■ Task objective ■
Using the listing below, please print exactly the lines from the one with "Reproduce this chart" through the one with "from matplotlib.ticker import FuncFormatter". Leave out every picture.

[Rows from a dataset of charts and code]
# # # # #

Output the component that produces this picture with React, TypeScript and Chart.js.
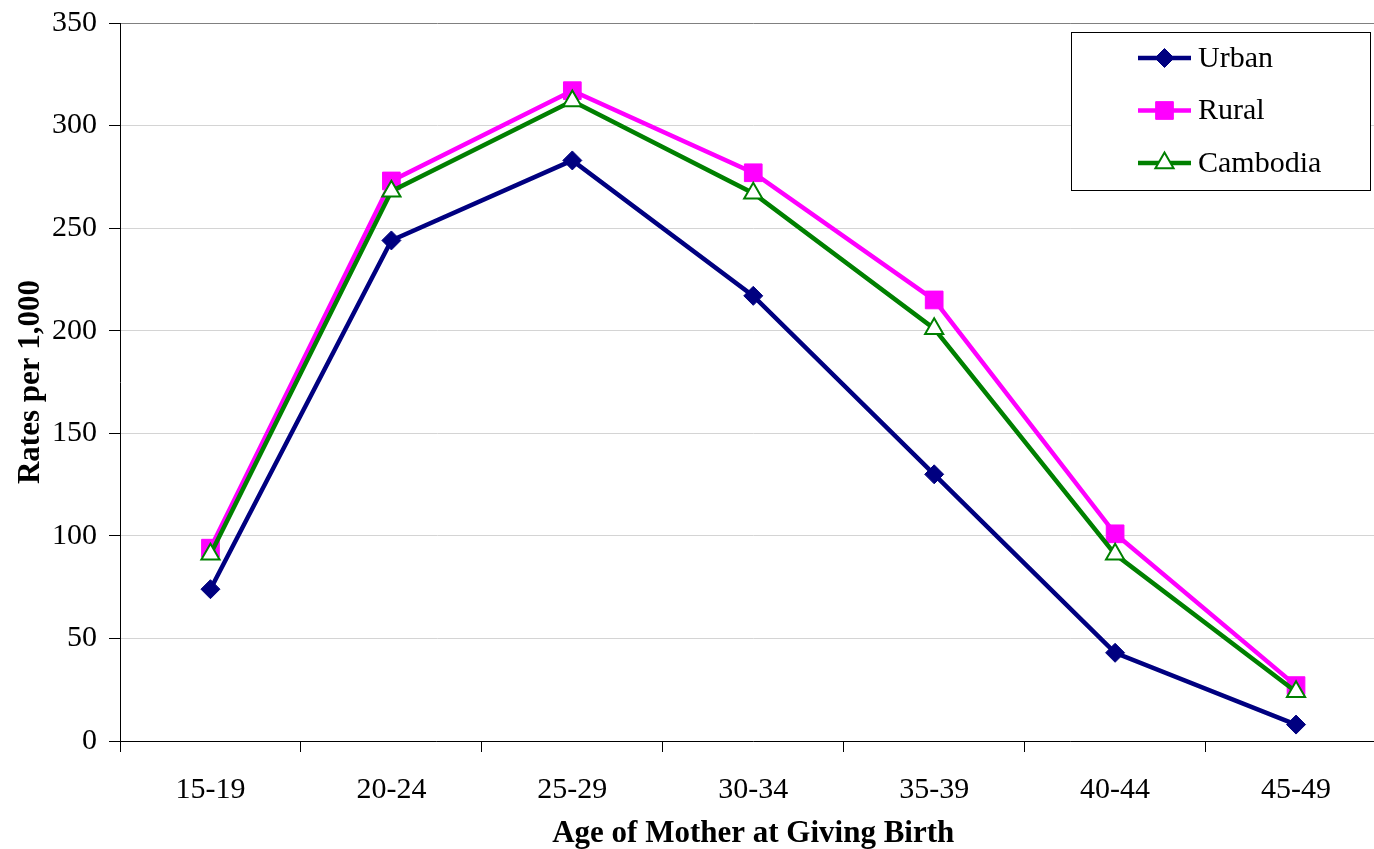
import React, { useEffect, useRef } from 'react';
import { Chart, registerables } from 'chart.js';
import { drawPoint } from 'chart.js/helpers';

Chart.register(...registerables);

const categories = ['15-19', '20-24', '25-29', '30-34', '35-39', '40-44', '45-49'];
const urban = [74, 244, 283, 217, 130, 43, 8];
const rural = [94, 273, 317, 277, 215, 101, 27];
const cambodia = [91, 268, 312, 267, 201, 91, 24];
const seriesNames = ['Urban', 'Rural', 'Cambodia'];
const yMin = 0;
const yMax = 350;
const yStep = 50;
const xTitle = 'Age of Mother at Giving Birth';
const yTitle = 'Rates per 1,000';

const SERIF = '"Liberation Serif", "Times New Roman", serif';

const boxLegend = {
  id: 'boxLegend',
  afterDraw(chart: any) {
    const ctx = chart.ctx as CanvasRenderingContext2D;
    const x0 = 1071, y0 = 32, x1 = 1370, y1 = 190;
    ctx.save();
    ctx.fillStyle = '#ffffff';
    ctx.fillRect(x0, y0, x1 - x0, y1 - y0);
    ctx.strokeStyle = '#000000';
    ctx.lineWidth = 1;
    ctx.strokeRect(x0 + 0.5, y0 + 0.5, x1 - x0, y1 - y0);
    chart.data.datasets.forEach((ds: any, i: number) => {
      const y = 58 + i * 52.5;
      ctx.strokeStyle = ds.borderColor;
      ctx.lineWidth = ds.borderWidth;
      ctx.beginPath();
      ctx.moveTo(1138, y);
      ctx.lineTo(1191, y);
      ctx.stroke();
      ctx.fillStyle = ds.pointBackgroundColor;
      ctx.strokeStyle = ds.pointBorderColor;
      ctx.lineWidth = ds.pointBorderWidth;
      drawPoint(ctx, { pointStyle: ds.pointStyle, radius: ds.pointRadius, rotation: 0, borderWidth: ds.pointBorderWidth } as any, 1164.5, y);
      ctx.fillStyle = '#000000';
      ctx.font = `30px ${SERIF}`;
      ctx.textBaseline = 'middle';
      ctx.textAlign = 'left';
      ctx.fillText(ds.label, 1198, y + 1);
    });
    ctx.restore();
  },
};

export default function App() {
  const ref = useRef<HTMLCanvasElement | null>(null);

  useEffect(() => {
    if (!ref.current) return;
    const chart = new Chart(ref.current, {
      type: 'line',
      data: {
        labels: categories,
        datasets: [
          {
            label: seriesNames[0],
            data: urban,
            borderColor: '#000080',
            backgroundColor: '#000080',
            borderWidth: 4.5,
            pointStyle: 'rectRot',
            pointRadius: 9.5,
            pointBackgroundColor: '#000080',
            pointBorderColor: '#000080',
            pointBorderWidth: 1,
            tension: 0,
            order: 3,
          },
          {
            label: seriesNames[1],
            data: rural,
            borderColor: '#ff00ff',
            backgroundColor: '#ff00ff',
            borderWidth: 4.5,
            pointStyle: 'rect',
            pointRadius: 12.5,
            pointBackgroundColor: '#ff00ff',
            pointBorderColor: '#ff00ff',
            pointBorderWidth: 1,
            tension: 0,
            order: 2,
          },
          {
            label: seriesNames[2],
            data: cambodia,
            borderColor: '#008000',
            backgroundColor: '#ffffff',
            borderWidth: 4.5,
            pointStyle: 'triangle',
            pointRadius: 10.5,
            pointBackgroundColor: '#ffffff',
            pointBorderColor: '#008000',
            pointBorderWidth: 2,
            tension: 0,
            order: 1,
          },
        ] as any,
      },
      options: {
        animation: false,
        responsive: false,
        devicePixelRatio: 1,
        layout: { padding: { top: 23, right: 9, left: 0, bottom: 0 } },
        plugins: {
          legend: { display: false },
          tooltip: { enabled: false },
        },
        scales: {
          x: {
            offset: true,
            grid: {
              offset: true,
              drawOnChartArea: false,
              drawTicks: true,
              tickLength: 11,
              tickColor: '#000000',
            },
            border: { color: '#000000', width: 1 },
            ticks: {
              color: '#000000',
              font: { family: SERIF, size: 30 },
              padding: 20,
              maxRotation: 0,
              autoSkip: false,
            },
            title: {
              display: true,
              text: xTitle,
              color: '#000000',
              font: { family: SERIF, size: 31, weight: 'bold' },
              padding: { top: 0, bottom: -4 },
            },
            afterFit: (scale: any) => {
              scale.height = 108;
              scale.paddingLeft = 0;
              scale.paddingRight = 0;
            },
          },
          y: {
            min: yMin,
            max: yMax,
            grid: {
              color: (c: any) => (c.tick && c.tick.value === yMax ? '#808080' : '#d4d4d4'),
              tickLength: 11,
              tickColor: '#000000',
              lineWidth: 1,
            },
            border: { color: '#000000', width: 1 },
            ticks: {
              stepSize: yStep,
              color: '#000000',
              font: { family: SERIF, size: 30 },
              padding: 12,
            },
            title: {
              display: true,
              text: yTitle,
              color: '#000000',
              font: { family: SERIF, size: 31, weight: 'bold' },
              padding: { top: 12, bottom: 0 },
            },
            afterFit: (scale: any) => {
              scale.width = 120;
              scale.paddingTop = 0;
              scale.paddingBottom = 0;
            },
          },
        },
      },
      plugins: [boxLegend],
    });
    return () => chart.destroy();
  }, []);

  return (
    <div
      style={{
        position: 'fixed',
        left: 0,
        top: 0,
        width: 1374,
        height: 849,
        overflow: 'hidden',
        background: '#ffffff',
      }}
    >
      <canvas ref={ref} width={1400} height={849} style={{ display: 'block', width: 1400, height: 849 }} />
    </div>
  );
}
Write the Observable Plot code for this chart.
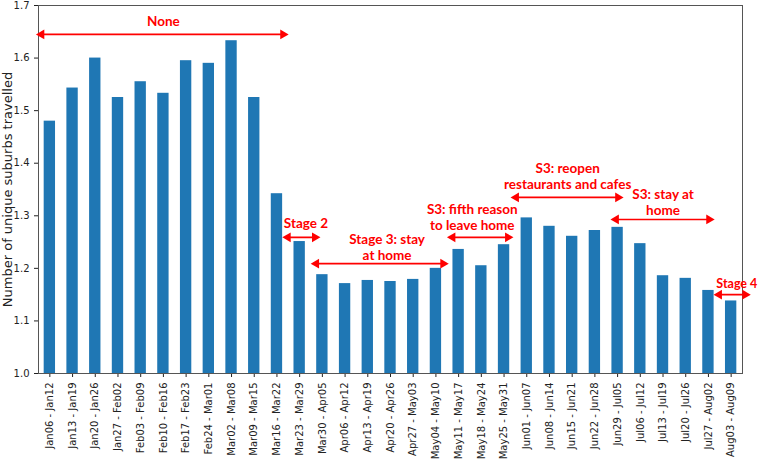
<!DOCTYPE html>
<html><head><meta charset="utf-8">
<script src="https://cdn.jsdelivr.net/npm/d3@7"></script>
<script src="https://cdn.jsdelivr.net/npm/@observablehq/plot@0.6"></script>
<style>body{margin:0;background:#fff}</style>
</head><body><div id="chart"></div>
<script>
const weeks = ["Jan06 - Jan12","Jan13 - Jan19","Jan20 - Jan26","Jan27 - Feb02","Feb03 - Feb09","Feb10 - Feb16","Feb17 - Feb23","Feb24 - Mar01","Mar02 - Mar08","Mar09 - Mar15","Mar16 - Mar22","Mar23 - Mar29","Mar30 - Apr05","Apr06 - Apr12","Apr13 - Apr19","Apr20 - Apr26","Apr27 - May03","May04 - May10","May11 - May17","May18 - May24","May25 - May31","Jun01 - Jun07","Jun08 - Jun14","Jun15 - Jun21","Jun22 - Jun28","Jun29 - Jul05","Jul06 - Jul12","Jul13 - Jul19","Jul20 - Jul26","Jul27 - Aug02","Aug03 - Aug09"];
const values = [1.480,1.543,1.600,1.525,1.555,1.533,1.595,1.590,1.633,1.525,1.342,1.251,1.188,1.171,1.177,1.175,1.179,1.200,1.236,1.205,1.245,1.296,1.280,1.261,1.272,1.278,1.247,1.186,1.181,1.158,1.138];
const yTicks = [1.0,1.1,1.2,1.3,1.4,1.5,1.6,1.7];
const yLabel = "Number of unique suburbs travelled";

const noteText = ["None","Stage 2","Stage 3: stay\nat home","S3: fifth reason\nto leave home","S3: reopen\nrestaurants and cafes","S3: stay at\nhome","Stage 4"];
const noteX = [5.0,11.28,14.85,18.6,22.8,27.0,30.25];
const noteY = [1.671,1.287,1.241,1.2975,1.376,1.326,1.171];
const arrowX1 = [-0.5,10.35,11.6,17.6,20.4,24.8,29.34];
const arrowX2 = [10.4,11.8,17.45,20.3,25.15,29.16,30.75];
const arrowY = [1.645,1.259,1.209,1.259,1.335,1.293,1.150];

const bars = weeks.map((w,i)=>({i, w, v: values[i]}));
const notes = noteText.map((t,k)=>({t, x: noteX[k], y: noteY[k], fs: k === 6 ? 12.5 : 13.5}));
const arrows = arrowX1.map((x1,k)=>({x1, x2: arrowX2[k], y: arrowY[k]}));
const red = "#ff0000";

const chart = Plot.plot({
  width: 758, height: 459,
  marginLeft: 38, marginRight: 16, marginTop: 5, marginBottom: 86,
  style: {fontFamily: "DejaVu Sans", fontSize: "10px", color: "#222", background: "#fff", overflow: "visible"},
  x: {domain: [-0.5, 30.5]},
  y: {domain: [1.0, 1.7]},
  marks: [
    Plot.rectY(bars, {x1: d=>d.i-0.25, x2: d=>d.i+0.25, y1: d=>1, y2: "v", fill: "#1f77b4"}),
    Plot.axisX({ticks: d3.range(weeks.length), tickFormat: i=>weeks[i], tickRotate: -90, tickSize: 4, fontSize: 10, label: null}),
    Plot.axisY({ticks: yTicks, tickFormat: d3.format(".1f"), tickSize: 4, fontSize: 10, label: null}),
    Plot.text([yLabel], {frameAnchor: "left", text: d=>d, rotate: -90, textAnchor: "middle", dx: -31, fontSize: 13, fill: "#222"}),
    Plot.frame({stroke: "#555"}),
    Plot.link(arrows, {x1: "x1", x2: "x2", y1: "y", y2: "y", stroke: red, strokeWidth: 1.6}),
    Plot.dot(arrows, {x: "x1", y: "y", symbol: "triangle", r: 3.6, fill: red, rotate: -90, dx: 3}),
    Plot.dot(arrows, {x: "x2", y: "y", symbol: "triangle", r: 3.6, fill: red, rotate: 90, dx: -3}),
    Plot.text(notes, {x: "x", y: "y", text: "t", fill: red, fontSize: "fs", fontWeight: "bold", fontFamily: "Lato", lineHeight: 1.2})
  ]
});
document.getElementById("chart").appendChild(chart);
</script>
</body></html>
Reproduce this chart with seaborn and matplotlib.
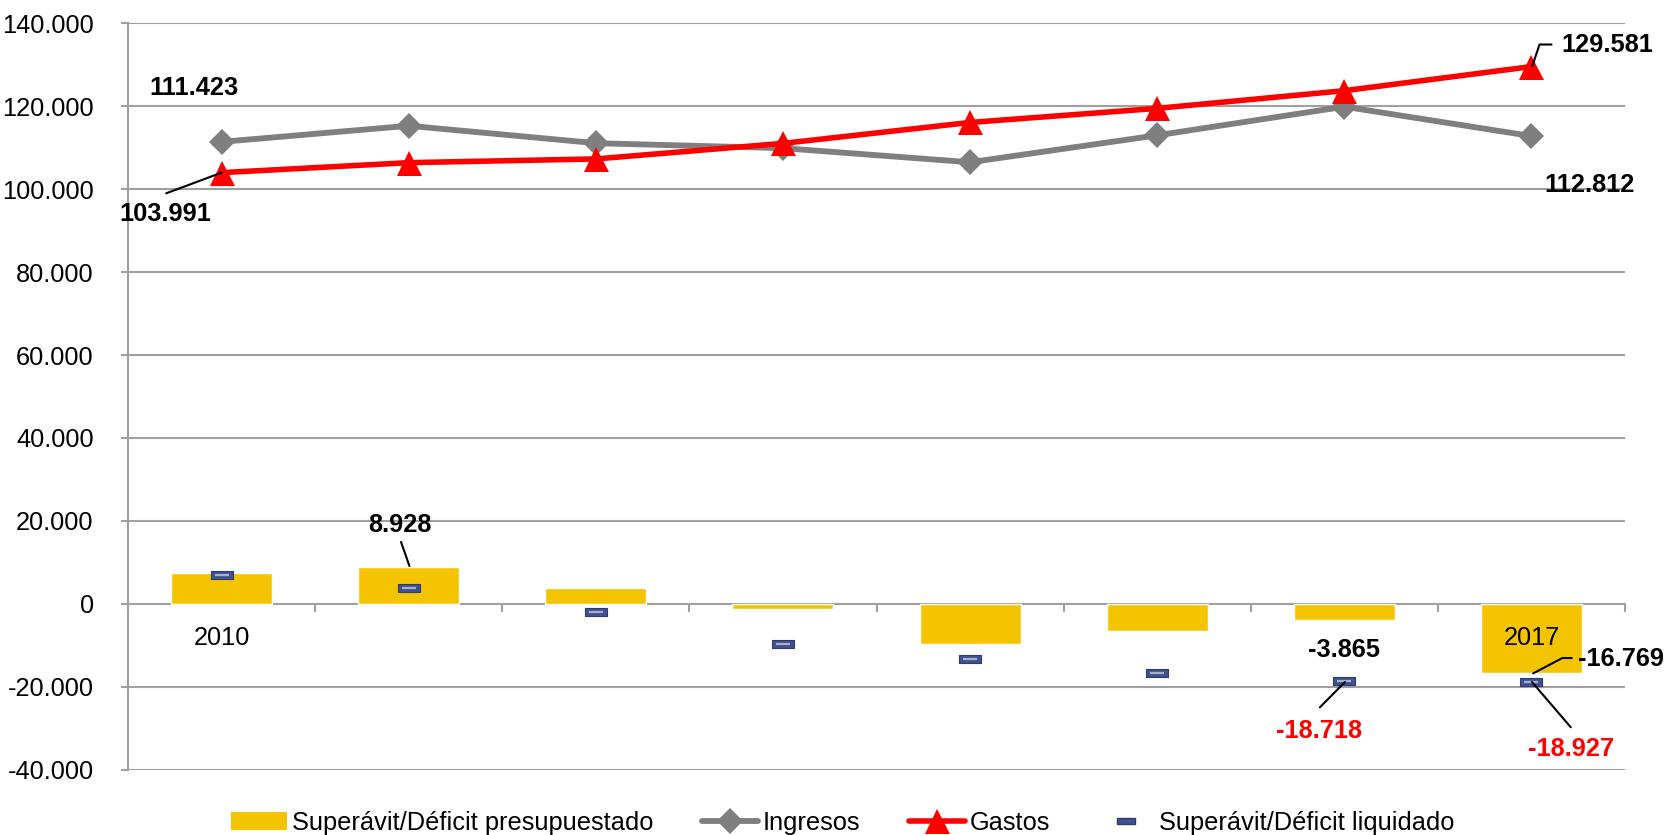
import numpy as np
import pandas as pd
import seaborn as sns
from matplotlib import pyplot as plt
from matplotlib.lines import Line2D
from matplotlib.patches import Patch
from matplotlib.ticker import FuncFormatter

# datos (miles de euros)
years = ['2010', '2011', '2012', '2013', '2014', '2015', '2016', '2017']
ingresos = [111423, 115300, 111100, 109900, 106500, 113000, 119900, 112812]
gastos = [103991, 106400, 107300, 111050, 116100, 119500, 123765, 129581]
presupuestado = [7432, 8928, 3800, -1250, -9600, -6500, -3865, -16769]
liquidado = [6900, 3800, -2000, -9700, -13400, -16600, -18718, -18927]

YELLOW = '#F5C400'
GREY = '#7F7F7F'
RED = '#FF0000'
BLUE = '#3F5190'
GRID = '#A0A0A0'
FS = 18.3

sns.set_theme(style='white')
plt.rcParams['font.family'] = ['Liberation Sans', 'DejaVu Sans']
plt.rcParams['text.color'] = 'black'

df = pd.DataFrame({'year': years, 'pos': np.arange(len(years)),
                   'ingresos': ingresos, 'gastos': gastos,
                   'presupuestado': presupuestado, 'liquidado': liquidado})

fig = plt.figure(figsize=(16.71, 8.35), dpi=100)
ax = fig.add_axes([0.0766, 0.0784, 0.8959, 0.8936])

for v in range(-40000, 140001, 20000):
    if v != 0:
        ax.axhline(v, color=GRID, lw=1.5, zorder=0)

sns.barplot(data=df, x='year', y='presupuestado', color=YELLOW, saturation=1,
            width=0.54, ax=ax, zorder=2)

sns.lineplot(data=df, x='pos', y='ingresos', color=GREY, lw=4.2, marker='D',
             markersize=13.5, markeredgewidth=0, ax=ax, zorder=4)
sns.lineplot(data=df, x='pos', y='gastos', color=RED, lw=4.0, marker='^',
             markersize=18, markeredgewidth=0, ax=ax, zorder=5)

rect = [(-1, -0.38), (1, -0.38), (1, 0.38), (-1, 0.38), (-1, -0.38)]
sns.scatterplot(data=df, x='pos', y='liquidado', marker=rect, s=240, color=BLUE,
                edgecolor='#2E3C70', linewidth=0.8, ax=ax, zorder=6)
sns.scatterplot(data=df, x='pos', y='liquidado', marker='_', s=110, color='#A9AFC4',
                linewidth=1.6, ax=ax, zorder=7)

ax.set_xlim(-0.5, 7.5)
ax.set_ylim(-40000, 140000)
ax.set_xlabel('')
ax.set_ylabel('')

ax.set_yticks(range(-40000, 140001, 20000))
ax.yaxis.set_major_formatter(FuncFormatter(lambda v, p: f'{int(v):,}'.replace(',', '.')))
ax.set_xticks(np.arange(-0.5, 7.6, 1))
ax.set_xticklabels([])
ax.tick_params(axis='y', labelsize=FS, labelcolor='black', length=4.7, width=1.5,
               color=GRID, pad=20, left=True)
ax.tick_params(axis='x', length=6, width=1.5, color=GRID, bottom=True, direction='out')

for s in ['top', 'right']:
    ax.spines[s].set_visible(False)
ax.spines['left'].set_color(GRID)
ax.spines['left'].set_linewidth(1.5)
ax.spines['bottom'].set_position(('data', 0))
ax.spines['bottom'].set_color(GRID)
ax.spines['bottom'].set_linewidth(1.5)
ax.spines['bottom'].set_zorder(1)

# etiquetas de años
ax.text(0, -8300, '2010', ha='center', va='center', fontsize=FS)
ax.text(7, -8300, '2017', ha='center', va='center', fontsize=FS)

bold = dict(fontsize=FS, fontweight='bold', va='center')
lead = dict(color='black', lw=1.5, zorder=8)

ax.text(-0.15, 124300, '111.423', ha='center', **bold)
ax.text(-0.30, 94000, '103.991', ha='center', **bold)
ax.plot([-0.296, 0.0], [99000, 104000], **lead)

ax.text(7.158, 134700, '129.581', ha='left', **bold)
ax.plot([7.004, 7.043, 7.107], [129700, 134900, 134900], **lead)
ax.text(7.31, 100900, '112.812', ha='center', **bold)

ax.text(0.954, 18900, '8.928', ha='center', **bold)
ax.plot([0.959, 1.004], [14900, 9100], **lead)

ax.text(6.0, -11100, '-3.865', ha='center', **bold)
ax.text(7.25, -13300, '-16.769', ha='left', **bold)
ax.plot([7.009, 7.165, 7.215], [-16800, -13100, -13100], **lead)

ax.text(5.863, -30700, '-18.718', ha='center', color=RED, **bold)
ax.plot([6.003, 5.869], [-18900, -25000], **lead)
ax.text(7.21, -35000, '-18.927', ha='center', color=RED, **bold)
ax.plot([7.003, 7.21], [-18900, -29800], **lead)

handles = [
    Patch(facecolor=YELLOW, edgecolor='none'),
    Line2D([], [], color=GREY, lw=4.2, marker='D', markersize=13.5, markeredgewidth=0),
    Line2D([], [], color=RED, lw=4.0, marker='^', markersize=18, markeredgewidth=0),
    Line2D([], [], ls='', marker=rect, markersize=13, color=BLUE, markeredgecolor='#2E3C70'),
]
labels = ['Superávit/Déficit presupuestado', 'Ingresos', 'Gastos', 'Superávit/Déficit liquidado']
fig.legend(handles, labels, loc='center', bbox_to_anchor=(0.5045, 0.0144), ncol=4,
           frameon=False, fontsize=FS, handlelength=2.2, handletextpad=0.2,
           columnspacing=1.9, borderaxespad=0, labelcolor='black')

fig.savefig('out.png', dpi=100)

# # # # #

■ Written response ■
Reproduce this chart with seaborn and matplotlib.
import numpy as np
import pandas as pd
import seaborn as sns
from matplotlib import pyplot as plt
from matplotlib.lines import Line2D
from matplotlib.patches import Patch
from matplotlib.ticker import FuncFormatter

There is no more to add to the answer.